Sergei Prokofiev (1891-1953)

Sonata in D Op.94
bis, for Violin and Piano

Moderato
Scherzo
Andante
Allegro con brio


This work, published as Prokofiev's Second Violin Sonata, owes its conception to a particular person and a particular place. The place was Perm, in the Urals, where, in 1943 he had been evacuated like many other prominent Soviet artists in the face of the Nazi invasion. Far from the fighting, Prokofiev seems to have found the tranquility required for sustained creative work, and aware of his country's struggle for survival, seems for the first time to have been able to the State's demand for optimistic, tuneful "Socialist Realist" music with something like genuine willingness. His music of this wartime period, most notably the bSecond String Quartet "on Kabardinian Themes" (1941), the opera "War and Peace" (1941-3) and the Fifth Symphony (1943) is marked by this melodious, expansive, and, at times heroic vein of inspiration; and it was in this mood that Prokofiev wrote his Flute Sonata Op.94 in the summer of 1943. The person was the great violinist David Oistrakh, who persuaded Prokofiev to make a violin transcription of the sonata the following year. The closeness of the violin's register to the flute's made this a relatively straightforward task, and Prokofiev duly published the transcription as his Violin Sonata No.2, Op.94bis. However, the published numbering conceals a chronological twist; this second sonata actually being Prokofiev's first to be published! The First Sonata, begun in 1939, was not to be completed until 1946.

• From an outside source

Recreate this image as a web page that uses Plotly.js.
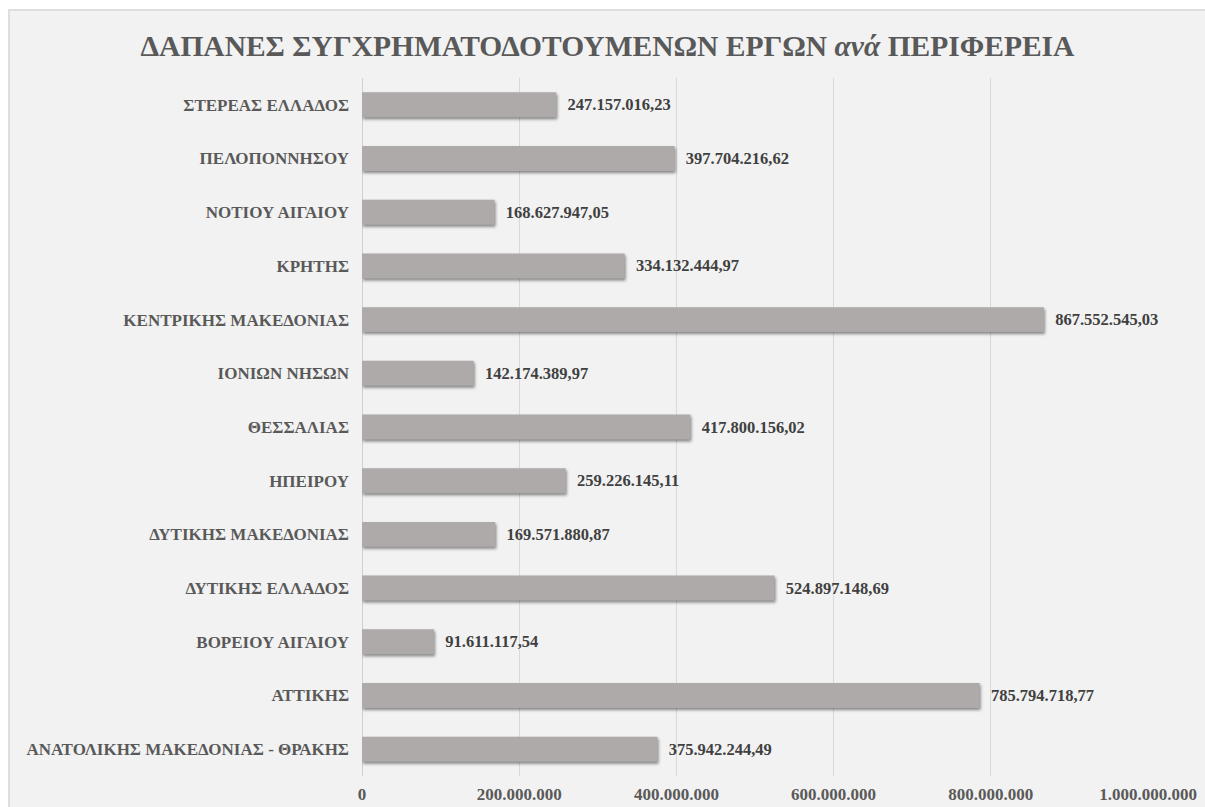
<!DOCTYPE html>
<html>
<head>
<meta charset="utf-8">
<script src="https://cdn.plot.ly/plotly-3.0.1.min.js"></script>
<style>
  html, body { margin: 0; padding: 0; background: #ffffff; width: 1205px; height: 807px; overflow: hidden; }
  #frame { position: absolute; left: 8px; top: 9px; width: 1197px; height: 798px; border-top: 2px solid #dedede; border-left: 2px solid #dedede; background: #f2f2f2; box-sizing: border-box; }
  #chart { position: absolute; left: 0; top: 0; width: 1195px; height: 796px; }
  .trace.bars .point path { filter: drop-shadow(1.5px 2.5px 1.5px rgba(0,0,0,0.45)); }
</style>
</head>
<body>
<div id="frame"><div id="chart"></div></div>
<script>
const regions = [
  "ΑΝΑΤΟΛΙΚΗΣ ΜΑΚΕΔΟΝΙΑΣ - ΘΡΑΚΗΣ",
  "ΑΤΤΙΚΗΣ",
  "ΒΟΡΕΙΟΥ ΑΙΓΑΙΟΥ",
  "ΔΥΤΙΚΗΣ ΕΛΛΑΔΟΣ",
  "ΔΥΤΙΚΗΣ ΜΑΚΕΔΟΝΙΑΣ",
  "ΗΠΕΙΡΟΥ",
  "ΘΕΣΣΑΛΙΑΣ",
  "ΙΟΝΙΩΝ ΝΗΣΩΝ",
  "ΚΕΝΤΡΙΚΗΣ ΜΑΚΕΔΟΝΙΑΣ",
  "ΚΡΗΤΗΣ",
  "ΝΟΤΙΟΥ ΑΙΓΑΙΟΥ",
  "ΠΕΛΟΠΟΝΝΗΣΟΥ",
  "ΣΤΕΡΕΑΣ ΕΛΛΑΔΟΣ"
];
const spending = [
  375942244.49,
  785794718.77,
  91611117.54,
  524897148.69,
  169571880.87,
  259226145.11,
  417800156.02,
  142174389.97,
  867552545.03,
  334132444.97,
  168627947.05,
  397704216.62,
  247157016.23
];
const xTicks = [0, 200000000, 400000000, 600000000, 800000000, 1000000000];

const serif = '"Liberation Serif", "Times New Roman", "DejaVu Serif", serif';

const trace = {
  type: 'bar',
  orientation: 'h',
  y: regions,
  x: spending,
  marker: { color: '#aeaaaa', line: { width: 0 } },
  texttemplate: '\u00a0\u00a0%{x:,.2f}',
  textposition: 'outside',
  cliponaxis: false,
  textfont: { family: serif, size: 16.5, color: '#404040', weight: 'bold' },
  hoverinfo: 'skip'
};

const layout = {
  width: 1195,
  height: 796,
  paper_bgcolor: '#f2f2f2',
  plot_bgcolor: '#f2f2f2',
  separators: ',.',
  margin: { l: 352, r: 57, t: 67, b: 31, pad: 0 },
  bargap: 0.535,
  showlegend: false,
  title: {
    text: '<b>ΔΑΠΑΝΕΣ ΣΥΓΧΡΗΜΑΤΟΔΟΤΟΥΜΕΝΩΝ ΕΡΓΩΝ <i>ανά</i> ΠΕΡΙΦΕΡΕΙΑ</b>',
    x: 0.5, xanchor: 'center',
    y: 0.957, yanchor: 'middle',
    font: { family: serif, size: 29.5, color: '#595959' }
  },
  xaxis: {
    range: [0, 1000000000],
    tickvals: xTicks,
    tickformat: ',d',
    showgrid: true,
    gridcolor: '#d9d9d9',
    gridwidth: 1,
    zeroline: false,
    showline: false,
    ticks: '',
    ticklabelstandoff: 6,
    tickfont: { family: serif, size: 17, color: '#595959', weight: 'bold' },
    fixedrange: true
  },
  yaxis: {
    type: 'category',
    showgrid: false,
    zeroline: false,
    showline: false,
    ticks: '',
    ticklabelstandoff: 12,
    tickfont: { family: serif, size: 17, color: '#595959', weight: 'bold' },
    fixedrange: true
  },
  shapes: [{
    type: 'line', xref: 'x', yref: 'paper',
    x0: 0, x1: 0, y0: 0, y1: 1,
    line: { color: '#d0d0d0', width: 2 },
    layer: 'below'
  }]
};

Plotly.newPlot('chart', [trace], layout, { displayModeBar: false, staticPlot: true });
</script>
</body>
</html>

The Sonata is in four movements, with an overall mood of lucidity and cheerfulness. It has been suggested that the slow / fast / slow / fast arrangement of the movements is based on the Baroque trio-sonata, but it more closely resembles the standard symphonic layout as seen in the contemporary Fifth Symphony - the flowing moderato opening movement being a parallel to contemporary moderato symphonic first movements by sduch composers as Miaskovsky and Shostakovich as well as Prokofiev himself. There follows one of Prokofiev's finest scherzos, "a thing of winged elegance" writes Martinov, and two classically-measured movements complete the sonata - the steady Andante and a brilliantly vivacious finale.